CapnZapp
Legend
My argument is that you could take away the 5E PHB, rewrite it completely, but still keeping compatibility (more or less anyway) to the MM and DMG.This is one of the areas I found least satisfying with 5e. Our group played through Curse of Strahd and I found no joy at all from character creation or levelling up. I can totally understand how others may prefer this simplicity, but to me, it was pretty boring. We haven't played 5e since. It's just not for me. I feel it removes an enjoyable component of the game - crafting and personalising your character.
Thus making for a much richer deeper player-side building experience, but without significantly complexifying the game for the DM!

If WotC were to print an "Advanced Player's Handbook" with a set of new classes that weren't primarily designed to co-exist with the PHB classes, they would naturally need to call them Warrior, Thief, Magic-User or somesuch to not invalidate the PHB.
For Paizo, things would be simpler. A same-same-but-different game just doesn't have that concern.
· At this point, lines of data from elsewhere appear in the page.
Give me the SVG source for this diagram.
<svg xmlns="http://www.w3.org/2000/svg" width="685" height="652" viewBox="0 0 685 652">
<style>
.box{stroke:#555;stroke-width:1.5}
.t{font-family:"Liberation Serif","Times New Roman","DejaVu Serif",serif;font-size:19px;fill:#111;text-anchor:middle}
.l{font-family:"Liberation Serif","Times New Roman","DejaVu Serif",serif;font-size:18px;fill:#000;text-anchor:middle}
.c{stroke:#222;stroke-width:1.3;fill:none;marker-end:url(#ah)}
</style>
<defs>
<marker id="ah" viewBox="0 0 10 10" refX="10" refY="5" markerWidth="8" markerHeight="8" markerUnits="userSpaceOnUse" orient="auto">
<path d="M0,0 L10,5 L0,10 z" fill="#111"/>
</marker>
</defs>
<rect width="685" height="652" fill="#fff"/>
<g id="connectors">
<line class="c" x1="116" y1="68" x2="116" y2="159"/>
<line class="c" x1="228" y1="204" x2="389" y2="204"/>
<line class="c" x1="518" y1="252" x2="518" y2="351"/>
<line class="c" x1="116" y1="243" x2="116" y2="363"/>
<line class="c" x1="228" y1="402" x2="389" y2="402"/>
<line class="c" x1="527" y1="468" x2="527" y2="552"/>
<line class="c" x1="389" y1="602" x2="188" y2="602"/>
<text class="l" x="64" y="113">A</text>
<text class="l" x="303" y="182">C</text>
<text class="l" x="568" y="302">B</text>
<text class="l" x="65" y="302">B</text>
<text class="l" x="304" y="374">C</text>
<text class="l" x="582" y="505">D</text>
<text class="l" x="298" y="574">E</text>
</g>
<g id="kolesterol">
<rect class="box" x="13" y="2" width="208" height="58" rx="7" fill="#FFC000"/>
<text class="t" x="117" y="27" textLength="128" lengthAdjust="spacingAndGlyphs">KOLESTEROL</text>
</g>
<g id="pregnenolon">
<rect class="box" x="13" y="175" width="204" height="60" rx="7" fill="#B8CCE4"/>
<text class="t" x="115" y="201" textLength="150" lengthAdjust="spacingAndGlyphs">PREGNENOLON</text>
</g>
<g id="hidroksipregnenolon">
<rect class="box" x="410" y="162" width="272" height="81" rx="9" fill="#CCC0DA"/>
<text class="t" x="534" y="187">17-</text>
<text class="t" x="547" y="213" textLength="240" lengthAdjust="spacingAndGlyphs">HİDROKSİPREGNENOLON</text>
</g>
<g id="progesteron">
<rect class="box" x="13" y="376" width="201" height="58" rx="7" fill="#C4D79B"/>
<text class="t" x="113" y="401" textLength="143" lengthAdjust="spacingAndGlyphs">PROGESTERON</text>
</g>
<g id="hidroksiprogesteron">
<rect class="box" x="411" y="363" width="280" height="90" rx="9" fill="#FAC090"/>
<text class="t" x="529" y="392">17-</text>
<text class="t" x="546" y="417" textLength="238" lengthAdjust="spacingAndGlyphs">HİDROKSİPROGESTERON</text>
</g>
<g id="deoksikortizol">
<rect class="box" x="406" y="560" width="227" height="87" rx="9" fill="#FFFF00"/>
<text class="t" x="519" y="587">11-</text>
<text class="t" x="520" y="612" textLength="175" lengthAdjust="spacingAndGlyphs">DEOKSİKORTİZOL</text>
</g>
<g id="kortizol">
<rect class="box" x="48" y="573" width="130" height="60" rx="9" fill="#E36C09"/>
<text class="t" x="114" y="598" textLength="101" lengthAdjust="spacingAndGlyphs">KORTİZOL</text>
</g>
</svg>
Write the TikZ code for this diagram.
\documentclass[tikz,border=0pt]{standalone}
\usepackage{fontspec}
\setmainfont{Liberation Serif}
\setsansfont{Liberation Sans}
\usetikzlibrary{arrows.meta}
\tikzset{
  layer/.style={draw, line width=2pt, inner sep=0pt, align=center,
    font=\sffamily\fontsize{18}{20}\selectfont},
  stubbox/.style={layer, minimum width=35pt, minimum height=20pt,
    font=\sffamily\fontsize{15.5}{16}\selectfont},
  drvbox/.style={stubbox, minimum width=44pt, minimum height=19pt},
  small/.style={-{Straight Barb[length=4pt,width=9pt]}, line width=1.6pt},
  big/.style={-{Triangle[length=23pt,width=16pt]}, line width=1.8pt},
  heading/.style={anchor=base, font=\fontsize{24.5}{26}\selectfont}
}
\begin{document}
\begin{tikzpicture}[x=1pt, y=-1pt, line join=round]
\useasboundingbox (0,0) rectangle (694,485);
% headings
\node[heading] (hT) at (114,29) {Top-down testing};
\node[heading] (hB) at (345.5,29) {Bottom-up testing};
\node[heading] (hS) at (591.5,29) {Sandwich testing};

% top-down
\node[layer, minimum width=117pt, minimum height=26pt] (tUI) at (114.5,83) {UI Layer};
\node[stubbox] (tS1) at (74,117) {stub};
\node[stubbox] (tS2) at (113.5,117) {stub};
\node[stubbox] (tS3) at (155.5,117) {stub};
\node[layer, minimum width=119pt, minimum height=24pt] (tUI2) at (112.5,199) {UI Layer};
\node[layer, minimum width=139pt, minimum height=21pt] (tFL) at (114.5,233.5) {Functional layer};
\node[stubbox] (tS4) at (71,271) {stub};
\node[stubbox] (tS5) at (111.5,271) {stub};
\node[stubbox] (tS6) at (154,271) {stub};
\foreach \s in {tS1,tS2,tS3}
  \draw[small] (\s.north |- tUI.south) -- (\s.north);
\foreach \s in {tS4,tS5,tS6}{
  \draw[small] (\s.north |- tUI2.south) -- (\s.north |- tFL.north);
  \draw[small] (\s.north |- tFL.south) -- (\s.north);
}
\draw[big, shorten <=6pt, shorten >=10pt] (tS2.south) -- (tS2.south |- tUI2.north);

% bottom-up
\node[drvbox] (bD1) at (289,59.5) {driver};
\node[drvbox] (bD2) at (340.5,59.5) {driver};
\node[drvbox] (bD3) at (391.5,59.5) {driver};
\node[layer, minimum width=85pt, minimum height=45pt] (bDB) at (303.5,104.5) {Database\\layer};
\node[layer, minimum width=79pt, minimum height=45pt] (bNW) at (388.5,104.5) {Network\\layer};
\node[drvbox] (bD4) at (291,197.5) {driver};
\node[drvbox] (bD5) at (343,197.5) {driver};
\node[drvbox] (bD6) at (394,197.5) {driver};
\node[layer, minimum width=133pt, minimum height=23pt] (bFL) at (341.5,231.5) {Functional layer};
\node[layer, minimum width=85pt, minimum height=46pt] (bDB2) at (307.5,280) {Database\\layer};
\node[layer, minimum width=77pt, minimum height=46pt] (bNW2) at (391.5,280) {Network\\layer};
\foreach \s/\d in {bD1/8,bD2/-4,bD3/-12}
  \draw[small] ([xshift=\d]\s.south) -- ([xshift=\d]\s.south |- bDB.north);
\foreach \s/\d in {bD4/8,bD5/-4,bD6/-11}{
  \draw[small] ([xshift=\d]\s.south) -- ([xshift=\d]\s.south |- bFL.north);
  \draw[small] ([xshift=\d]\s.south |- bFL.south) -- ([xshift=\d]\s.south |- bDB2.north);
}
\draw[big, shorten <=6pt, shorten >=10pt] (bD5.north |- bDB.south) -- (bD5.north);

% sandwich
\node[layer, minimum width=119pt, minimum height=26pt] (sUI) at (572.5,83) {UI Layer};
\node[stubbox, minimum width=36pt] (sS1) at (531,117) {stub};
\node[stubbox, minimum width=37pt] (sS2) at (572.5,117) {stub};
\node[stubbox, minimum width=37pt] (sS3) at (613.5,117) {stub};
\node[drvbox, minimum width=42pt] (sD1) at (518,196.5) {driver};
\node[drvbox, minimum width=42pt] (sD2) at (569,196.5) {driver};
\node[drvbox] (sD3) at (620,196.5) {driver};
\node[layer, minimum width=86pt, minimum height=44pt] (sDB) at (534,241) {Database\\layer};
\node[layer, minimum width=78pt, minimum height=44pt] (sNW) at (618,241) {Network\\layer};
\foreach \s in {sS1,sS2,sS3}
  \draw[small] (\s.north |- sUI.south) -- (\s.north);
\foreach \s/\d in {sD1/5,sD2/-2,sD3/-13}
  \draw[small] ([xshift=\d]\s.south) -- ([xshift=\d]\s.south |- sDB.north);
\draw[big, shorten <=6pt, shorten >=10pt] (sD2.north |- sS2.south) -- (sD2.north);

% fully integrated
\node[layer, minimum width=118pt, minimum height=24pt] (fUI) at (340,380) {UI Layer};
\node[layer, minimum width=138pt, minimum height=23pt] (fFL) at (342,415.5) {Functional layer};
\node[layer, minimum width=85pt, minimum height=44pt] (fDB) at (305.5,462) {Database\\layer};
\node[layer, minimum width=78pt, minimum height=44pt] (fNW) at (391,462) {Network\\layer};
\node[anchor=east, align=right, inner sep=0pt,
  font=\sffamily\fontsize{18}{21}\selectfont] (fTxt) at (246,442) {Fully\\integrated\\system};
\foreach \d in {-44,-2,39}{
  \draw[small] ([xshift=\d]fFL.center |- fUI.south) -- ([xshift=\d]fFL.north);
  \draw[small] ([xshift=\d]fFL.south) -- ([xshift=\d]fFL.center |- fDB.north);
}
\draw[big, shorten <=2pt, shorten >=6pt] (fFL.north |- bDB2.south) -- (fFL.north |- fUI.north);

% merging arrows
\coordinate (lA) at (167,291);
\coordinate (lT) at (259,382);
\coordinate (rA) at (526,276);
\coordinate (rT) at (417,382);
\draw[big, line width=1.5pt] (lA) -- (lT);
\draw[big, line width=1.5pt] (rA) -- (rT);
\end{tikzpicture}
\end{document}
A Pathfinder 2 game does not need 100% or even 95% compatibility to 5E. In the same way Pathfinder 1 met with success even though it diverged from 3rd edition in a thousand little ways and even a few bigger ones.
This would appeal to the millions of current gamers in a way the clusterfrak of a PF2 playtest never will.
They could do a vaguely-5E:ish game, that does 5E better than 5E. A game where the DM's job weren't significantly more cluttered or complicated (primarily by not demanding full PC rules for NPCs!!!) but where the player's side, primarily during character-building, were just that: significantly more cluttered and complicated... or what we would say: much more involved - richer and deeper

They would never be sued since by now Paizo knows better than to infringe upon WOTc's remaining IP. And for the rest, they would just point to Pathfinder 1 and say all concepts are taken from that game, their own game.